Una simple (y objetiva) búsqueda en Google, nos dice que hay más de 2,6 millones de páginas en internet que contienen los términos “el cliente es lo primero“. No sé cuántas de éstas pertenecen a páginas web corporativas y cuántas son artículos, blogs, etc. De entrada en la primera página, aparecen cuatro de diez, -abro paréntesis para aclarar que ninguna de esas cuatro han sido la que ha motivado mi entrada. Insisto, ninguna. Cierro paréntesis.
El hecho es que en los últimos días, Gabriel y Edans han coincidido en comentar en sus respectivos blogs (aquí y aquí) sobre la distancia que existe entre las palabras y los hechos en lo que orientación al cliente se refiere. Es decir, cuánto de realidad hay en verdad detrás esas palabras con la que a muchos se les llena la boca, las memorias anuales y, por supuesto, toda la comunicación externa e interna, y a juzgar por la experiencia, muy pocos las llevan realmente a la práctica.
Y no dudo de que en muchos casos -seguramente la mayoría- la intención es buena. Es decir, me cuesta imaginarme a unos señores reunidos alrededor de una mesa de caoba y sobre dos centímetros de moqueta decidiendo, mientras se fuman enormes puros, engañar a la gente de forma consciente con estos eslóganes mientras planean hacer justo lo contrario. Para mí que no hay dolo sino un interés real en la satisfacción del cliente. Sin embargo se arruina todo porque se imponen con más frecuencia los temidos óptimos locales. Y es que el camino al infierno está pavimentado con buenas intenciones.
¿Porque de verdad pensamos en el cliente cuando…
- … externalizamos la atención y el cuidado del mismo (léase, call centers)?
- … reducimos más allá de lo razonable el stock provocando roturas frecuentes que provocan retrasos en las entregas?
- … definimos procedimientos, políticas y normas rígidas que encorsetan la relación con nuestros clientes (como el horario de pago de recibos en los bancos)?
- … castigamos a quien, pensando de verdad en el cliente, se salta los anteriores procedimientos, políticas y normas para resolverle un problema?
- … nos creemos que eso del cliente interno de verdad existe y es bueno verlo así?
- … queremos reducir costes y les quitamos los móviles de empresa a los técnicos de soporte al cliente?
- … mantenemos a los clientes esperando de pie en cola por no implantar un mecanismo de cita previa o reserva?
- … dividimos artificialmente los puntos de interacción y le mandamos de ventanilla en ventanilla (“lo siento este número es para ventas, para cambios debe llamar al XXX”; o “ha llamado al número de atención de empresas, para particulares llame al XXX”)

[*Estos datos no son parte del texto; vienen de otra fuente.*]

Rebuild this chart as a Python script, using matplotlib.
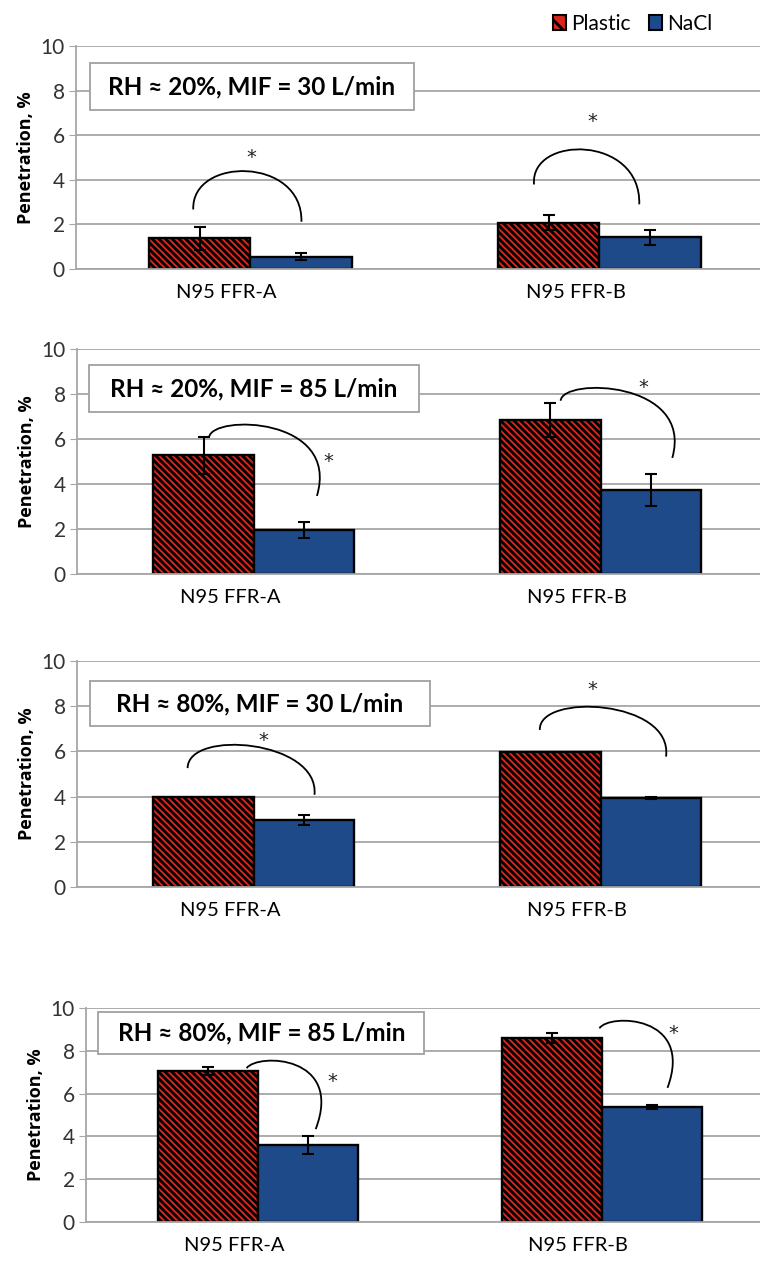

No me cabe la menor duda que detrás de la mayoría de las decisiones de este tipo hay poderosas razones de negocio, pues no es menos cierto que la condición para que demos un servicio excelente es que ganemos dinero, porque si no, no podremos pagar las nóminas ni a los proveedores. Y a ver cómo le pides a alguien que no cobra que muera y mate por el cliente…
Lo que yo digo es que se haga siendo conscientes de las consecuencias de tales decisiones, y no sólo dentro de nuestra parcelita sino en el ámbito global, extremo a extremo. Y si una vez hecho el análisis, decidimos sacrificar la calidad del servicio por una mayor eficiencia y convertirnos en una low cost, entonces al menos no avergonzarnos de ello y seguir diciendo que nuestra cultura es la de que el cliente es lo primero.
Porque si no, lo que ocurre es que esto de airear la cultura de orientación al cliente se convierte en lo que en castellano castizo expresamos como “dime de qué presumes y te diré de qué careces”, o en castizo parisien, “la culture, c’est comme la confiture: moins on en a, plus on l’étale“.
Nota: el título de la entrada corresponde a un proverbio citado por Erasmo de Rotterdam en su “Elogio de la locura”. La traducción podéis encontrarla aquí, al principio del capítulo LXII.